MCS Spinlock 是一种基于链表的可扩展、高性能、公平的自旋锁，申请线程只在本地变量上自旋，直接前驱负责通知其结束自旋，从而极大地减少了不必要的处理器缓存同步的次数，降低了总线和内存的开销。MCS 来自于其发明人名字的首字母：John Mellor-Crummey 和 Michael Scott。

#include <atomic>
#include <thread>
#include <iostream>

typedef struct mcs_node {
    mcs_node *next;
    bool locked;
} mcs_node;

class mcs_lock {
public:
  mcs_lock():tail(nullptr) {}
  void lock() {
      std::cout << "lock\n";
      /* Atomically place ourselves at the end of the queue: */
      qnode.locked = true;
      qnode.next = nullptr;
      const auto predecessor = tail.exchange(&qnode);

      /**
       * If tail was nullptr, predecesor is nullptr, thus nobody has been waiting,
       * and we've acquired the lock.
       * Otherwise, we need to place ourselves in the queue, and spin:
       */
      if (predecessor != nullptr) {
          /**
           * If the lock is taken, there's two cases:
           * 1. Either there is nobody waiting on the lock, and *tail == this.qnode (more
           *    on this later)
           * 2. One or more CPUs are waiting on the lock, and *tail is the tail of the queue
           * Either way, we mark the lock is taken:
           */

          /* Link ourselves to the tail of the queue: */
          predecessor->next = &qnode;

          /* Now we can spin on a local variable: */
          while (qnode.locked) {
          }
      }
  }

   void unlock() {
      /* We are holding the lock, therefore qnode.next is our successor: */
      auto *successor = qnode.next;

      if (successor == nullptr) {
          auto *expcted = &qnode;
          if (tail.compare_exchange_strong(expcted, nullptr, std::memory_order_acquire)) {
              /* No CPUs were waiting for the lock, set it to nullptr: */
              return;
          }
      }

      /**
       * We could not set our successor to nullptr, therefore qnode.next is out of sync with tail,
       * therefore another CPU is in the middle of `enter`, prior to linking themselves in the queue.
       * We wait for that to happen:
       */
      while (successor == nullptr) {
        // 这里非常关键。

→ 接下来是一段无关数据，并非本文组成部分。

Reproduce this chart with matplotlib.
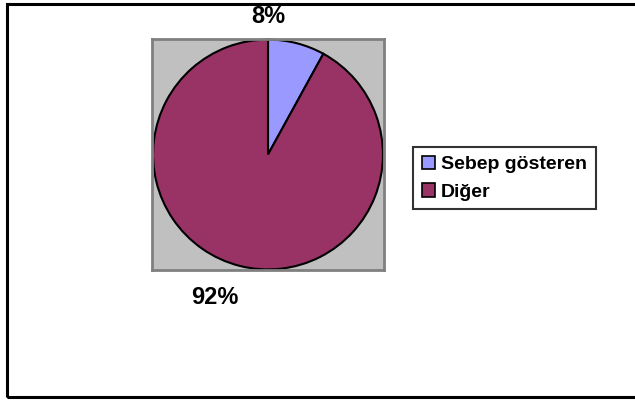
import matplotlib.pyplot as plt
from matplotlib.patches import Rectangle

labels = ['Sebep gösteren', 'Diğer']
values = [8, 92]
colors = ['#9999FF', '#993366']
pct_text = ['8%', '92%']

plt.rcParams['font.family'] = ['Liberation Sans', 'DejaVu Sans']

fig = plt.figure(figsize=(6.35, 4), dpi=100)
fig.patch.set_facecolor('white')

# outer chart border (right side runs off the picture)
fig.patches.append(Rectangle((7 / 635, 3 / 400), 1.2, 393 / 400, transform=fig.transFigure,
                             fill=False, edgecolor='black', linewidth=2.2, zorder=0))

ax = fig.add_axes([152 / 635, 130 / 400, 232 / 635, 231 / 400])
ax.set_facecolor('#C0C0C0')
wedges, _ = ax.pie(values, colors=colors, startangle=90, counterclock=False, radius=1,
                   wedgeprops=dict(edgecolor='black', linewidth=1.5), frame=True)
ax.set_xlim(-1.005, 1.005)
ax.set_ylim(-1.005, 1.005)
ax.set_xticks([])
ax.set_yticks([])
for s in ax.spines.values():
    s.set_color('#808080')
    s.set_linewidth(2)

ax.text(0.0, 1.2, pct_text[0], ha='center', va='center', fontsize=17, fontweight='bold')
ax.text(-0.46, -1.24, pct_text[1], ha='center', va='center', fontsize=17, fontweight='bold')

leg = fig.legend(wedges, labels, loc='upper left', bbox_to_anchor=(413 / 635, 253 / 400),
                 prop=dict(size=14, weight='bold'), frameon=True, fancybox=False,
                 handlelength=0.7, handleheight=0.7, handletextpad=0.3,
                 borderpad=0.45, labelspacing=0.5, borderaxespad=0)
leg.get_frame().set_edgecolor('black')
leg.get_frame().set_linewidth(1.5)
for h in leg.legend_handles:
    h.set_edgecolor('black')
    h.set_linewidth(1.2)

plt.savefig('out.png', dpi=100)
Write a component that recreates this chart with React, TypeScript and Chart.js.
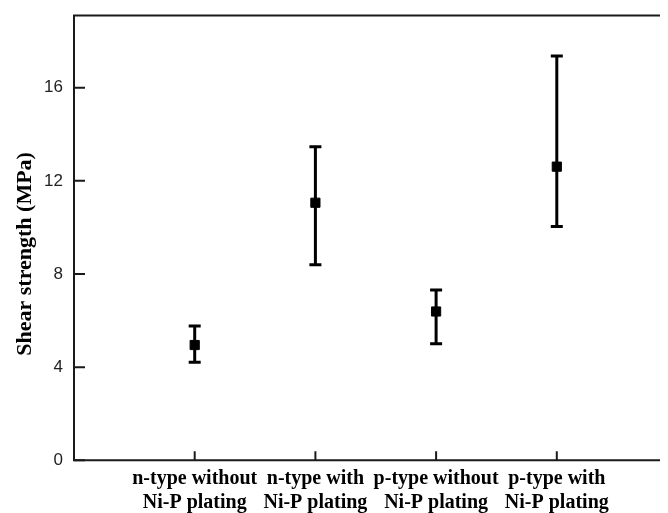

可能出现的情况是在赋值的那一刻后继节点为空，但是立刻有新的节点进入了，这样就会导致死循环
        successor = qnode.next;
      }

      /* The other CPU has linked themselves, all we need to do is wake it up as the next-in-line: */
      successor->locked = false;
  }

private:
    std::atomic<struct mcs_node *> tail;
    thread_local static mcs_node qnode;
};
 thread_local mcs_node mcs_lock::qnode;

int main() {
  mcs_lock lock;
  int counter = 0;
  std::cout << "hello" << "\n";
  #pragma omp parallel for default(none) shared(lock, counter)
  for (int i = 0; i < 100000; i++) {
    lock.lock();
    ++counter;
    lock.unlock();
  }

  std::cout << "counter=" << counter << "\n";

  return 0;
}

都是基于链表，不同的是CLH Lock是基于隐式链表，没有真正的后续节点属性，MCS Lock是显示链表，有一个指向后续节点的属性。
将获取锁的线程状态借助节点(node)保存,每个线程都有一份独立的节点，这样就解决了Ticket Lock多处理器缓存同步的问题。